━━━━━ Supplied data ━━━━━

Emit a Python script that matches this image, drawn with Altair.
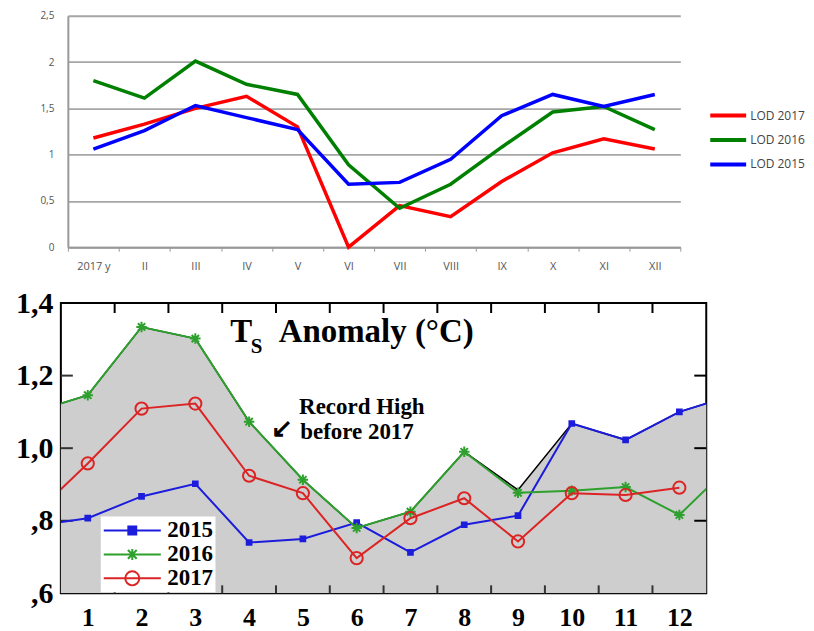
import altair as alt
import pandas as pd

# ---------------- Top chart: LOD ----------------
lod_months = ["2017 y", "II", "III", "IV", "V", "VI", "VII", "VIII", "IX", "X", "XI", "XII"]
lod_2017 = [1.18, 1.33, 1.50, 1.63, 1.30, 0.00, 0.45, 0.33, 0.71, 1.02, 1.17, 1.06]
lod_2016 = [1.80, 1.61, 2.01, 1.76, 1.65, 0.89, 0.42, 0.68, 1.08, 1.46, 1.52, 1.27]
lod_2015 = [1.06, 1.26, 1.53, 1.40, 1.27, 0.68, 0.70, 0.95, 1.42, 1.65, 1.52, 1.65]
lod_series = ["LOD 2017", "LOD 2016", "LOD 2015"]
lod_colors = ["#ff0000", "#008000", "#0000ff"]
lod_ticks = [0, 0.5, 1, 1.5, 2, 2.5]

# ---------------- Bottom chart: Ts anomaly ----------------
ts_x = [0, 1, 2, 3, 4, 5, 6, 7, 8, 9, 10, 11, 12, 13]
ts_2015 = [0.785, 0.807, 0.867, 0.902, 0.740, 0.750, 0.795, 0.713, 0.789, 0.814, 1.068, 1.023, 1.100, 1.146]
ts_2016 = [1.100, 1.146, 1.334, 1.302, 1.073, 0.913, 0.780, 0.825, 0.990, 0.877, 0.883, 0.893, 0.816, 0.960]
ts_2017 = [0.816, 0.958, 1.109, 1.123, 0.924, 0.876, 0.697, 0.807, 0.862, 0.743, 0.876, 0.871, 0.891, None]
ts_record = [1.100, 1.146, 1.334, 1.302, 1.073, 0.913, 0.780, 0.825, 0.990, 0.885, 1.068, 1.023, 1.100, 1.146]
ts_series = ["2015", "2016", "2017"]
ts_colors = ["#1c1cdc", "#2ea02e", "#dc2424"]
ts_month_labels = [1, 2, 3, 4, 5, 6, 7, 8, 9, 10, 11, 12]
ts_yticks = [0.6, 0.8, 1.0, 1.2, 1.4]
ts_inner_xticks = [1.5, 2.5, 3.5, 4.5, 5.5, 6.5, 7.5, 8.5, 9.5, 10.5, 11.5]
ts_inner_yticks = [0.8, 1.0, 1.2]

ann_text = ["T", "S", "Anomaly (°C)", "Record High", "before 2017", "↙"]
ann_m = [3.65, 4.03, 4.55, 4.93, 4.95, 4.40]
ann_v = [1.293, 1.262, 1.293, 1.095, 1.026, 1.030]
ann_size = [33, 21, 33, 23, 23, 26]

# ---------- build tables ----------
rows = []
for name, vals in zip(lod_series, [lod_2017, lod_2016, lod_2015]):
    for m, v in zip(lod_months, vals):
        rows.append({"month": m, "value": v, "series": name})
lod_df = pd.DataFrame(rows)

rows = []
for name, vals in zip(ts_series, [ts_2015, ts_2016, ts_2017]):
    for m, v in zip(ts_x, vals):
        if v is not None:
            rows.append({"m": m, "v": v, "series": name})
ts_df = pd.DataFrame(rows)
rec_df = pd.DataFrame({"m": ts_x, "v": ts_record})
ann_df = pd.DataFrame({"m": ann_m, "v": ann_v, "text": ann_text, "size": ann_size})
tick_x_df = pd.DataFrame({"m": ts_inner_xticks})
tick_y_df = pd.DataFrame({"v": ts_inner_yticks})

# ---------- top chart ----------
top = alt.Chart(lod_df).mark_line(strokeWidth=3.5).encode(
    x=alt.X("lmonth:N", sort=lod_months, bandPosition=0.5,
            scale=alt.Scale(type="band", paddingInner=0, paddingOuter=0, range=[7, 621]),
            axis=alt.Axis(title=None, labelAngle=0, tickBand="extent", tickSize=4,
                          tickColor="#999999", domainColor="#999999", domainWidth=2,
                          labelFont="Open Sans", labelFontSize=11, labelColor="#555555",
                          labelPadding=9, grid=False)),
    y=alt.Y("value:Q", scale=alt.Scale(domain=[0, 2.5], nice=False),
            axis=alt.Axis(title=None, values=lod_ticks, offset=-7,
                          labelExpr="replace(toString(datum.value), '.', ',')",
                          tickSize=0, domainColor="#999999", domainWidth=2,
                          gridColor="#a6a6a6", gridWidth=1.8,
                          labelFont="Open Sans", labelFontSize=10, labelColor="#555555",
                          labelPadding=14)),
    color=alt.Color("series:N", scale=alt.Scale(domain=lod_series, range=lod_colors),
                    legend=alt.Legend(title=None, orient="none", legendX=649, legendY=86,
                                      symbolType="M-1.5,0L1.5,0", symbolSize=576,
                                      symbolStrokeWidth=4, symbolOffset=6, labelOffset=8,
                                      rowPadding=2.5, padding=0,
                                      labelFont="Open Sans", labelFontSize=12,
                                      labelFontWeight="normal", labelColor="#444444")),
).transform_calculate(lmonth="datum.month").properties(
    width=621, height=232, view=alt.ViewBackground(stroke="transparent"))

# ---------- bottom chart ----------
xs = alt.Scale(domain=[0.5, 12.5], nice=False, zero=False)
ys = alt.Scale(domain=[0.6, 1.4], nice=False, zero=False)

y_label_expr = ("datum.value < 1 ? replace(format(datum.value, '.1f'), '0.', ',') "
                ": replace(format(datum.value, '.1f'), '.', ',')")

ax_x_main = alt.Axis(title=None, values=ts_month_labels, tickSize=0, domain=False, grid=False,
                     labelFont="Liberation Serif", labelFontWeight="bold", labelFontSize=26,
                     labelColor="black", labelPadding=11, labelFlush=False, labelOverlap=False)
ax_y_main = alt.Axis(title=None, values=ts_yticks, labelExpr=y_label_expr, tickSize=0,
                     domain=False, grid=False,
                     labelFont="Liberation Serif", labelFontWeight="bold", labelFontSize=30,
                     labelColor="black", labelPadding=8, labelFlush=False, labelOverlap=False)

area = alt.Chart(rec_df).mark_area(color="#cecece", clip=True).encode(
    x=alt.X("m:Q", scale=xs, axis=ax_x_main),
    y=alt.Y("v:Q", scale=ys, axis=ax_y_main),
    y2=alt.datum(0.6),
)
rec_line = alt.Chart(rec_df).mark_line(color="black", strokeWidth=1.5, clip=True).encode(
    x=alt.X("m:Q", scale=xs, axis=None),
    y=alt.Y("v:Q", scale=ys, axis=None),
)

# inward frame ticks (positions from the tick value lists, through the scales)
ticks_top = alt.Chart(tick_x_df).mark_rule(strokeWidth=2, color="black").encode(
    x=alt.X("m:Q", scale=xs, axis=None), y=alt.value(0), y2=alt.value(10))
ticks_bot = alt.Chart(tick_x_df).mark_rule(strokeWidth=2, color="#333333").encode(
    x=alt.X("m:Q", scale=xs, axis=None), y=alt.value(283), y2=alt.value(291))
ticks_left = alt.Chart(tick_y_df).mark_rule(strokeWidth=2, color="#333333").encode(
    y=alt.Y("v:Q", scale=ys, axis=None), x=alt.value(0), x2=alt.value(12))
ticks_right = alt.Chart(tick_y_df).mark_rule(strokeWidth=2, color="black").encode(
    y=alt.Y("v:Q", scale=ys, axis=None), x=alt.value(635), x2=alt.value(647))

star_path = "M-1,0L1,0M0,-1L0,1M-0.7,-0.7L0.7,0.7M-0.7,0.7L0.7,-0.7"
marker_specs = {
    "2015": dict(shape="square", size=45, filled=True, strokeWidth=1),
    "2016": dict(shape=star_path, size=110, filled=False, strokeWidth=2),
    "2017": dict(shape="circle", size=150, filled=False, strokeWidth=2),
}

series_layers = []
for name, color in zip(ts_series, ts_colors):
    base = alt.Chart(ts_df).transform_filter(alt.datum.series == name)
    line = base.mark_line(color=color, strokeWidth=2, clip=True).encode(
        x=alt.X("m:Q", scale=xs, axis=None),
        y=alt.Y("v:Q", scale=ys, axis=None),
    )
    spec = marker_specs[name]
    pts = base.mark_point(color=color, opacity=1, clip=True, **spec).encode(
        x=alt.X("m:Q", scale=xs, axis=None),
        y=alt.Y("v:Q", scale=ys, axis=None),
    )
    series_layers.append(line)
    series_layers.append(pts)

legend_paths = [
    "M-2.6,0L2.6,0M-0.36,-0.36L0.36,-0.36L0.36,0.36L-0.36,0.36ZM-0.18,-0.18L0.18,-0.18L0.18,0.18L-0.18,0.18Z",
    "M-2.6,0L2.6,0M0,-0.5L0,0.5M-0.4,-0.4L0.4,0.4M-0.4,0.4L0.4,-0.4",
    "M-2.6,0L2.6,0M0.64,0A0.64,0.64 0 1,1 -0.64,0A0.64,0.64 0 1,1 0.64,0",
]
leg = alt.Legend(title=None, orient="none", legendX=40, legendY=214, fillColor="white",
                 padding=2, symbolSize=484, symbolStrokeWidth=2, symbolOffset=17.6,
                 labelOffset=23, rowPadding=0, labelFont="Liberation Serif",
                 labelFontWeight="bold", labelFontSize=23, labelColor="black")
legend_layer = alt.Chart(ts_df).transform_filter("false").mark_point(filled=False, opacity=1).encode(
    x=alt.X("m:Q", scale=xs, axis=None),
    y=alt.Y("v:Q", scale=ys, axis=None),
    color=alt.Color("series:N", scale=alt.Scale(domain=ts_series, range=ts_colors), legend=leg),
    shape=alt.Shape("series:N", scale=alt.Scale(domain=ts_series, range=legend_paths), legend=leg),
)

ann = alt.Chart(ann_df).mark_text(align="left", baseline="alphabetic", font="Liberation Serif",
                                   fontWeight="bold", color="black").encode(
    x=alt.X("m:Q", scale=xs, axis=None),
    y=alt.Y("v:Q", scale=ys, axis=None),
    text="text:N",
    size=alt.Size("size:Q", scale=None, legend=None),
)

bottom = alt.layer(area, ticks_top, ticks_bot, ticks_left, ticks_right, rec_line,
                   *series_layers, legend_layer, ann).resolve_axis(
    x="independent", y="independent"
).properties(width=647, height=291,
             view=alt.ViewBackground(stroke="black", strokeWidth=2))

chart = alt.vconcat(top, bottom, spacing=15).resolve_scale(
    color="independent", shape="independent", x="independent", y="independent"
).properties(
    padding={"top": 1, "left": 6, "right": 0, "bottom": 0},
    background="white",
)

chart.save("out.html", embed_options={"renderer": "svg", "actions": False})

━━━━━

- [Task instructions]: Pictures stay out. Repeat only the lines from the beginning of the data through the line that has "import pandas as pd".

- [Answer]:
Emit a Python script that matches this image, drawn with Altair.
import altair as alt
import pandas as pd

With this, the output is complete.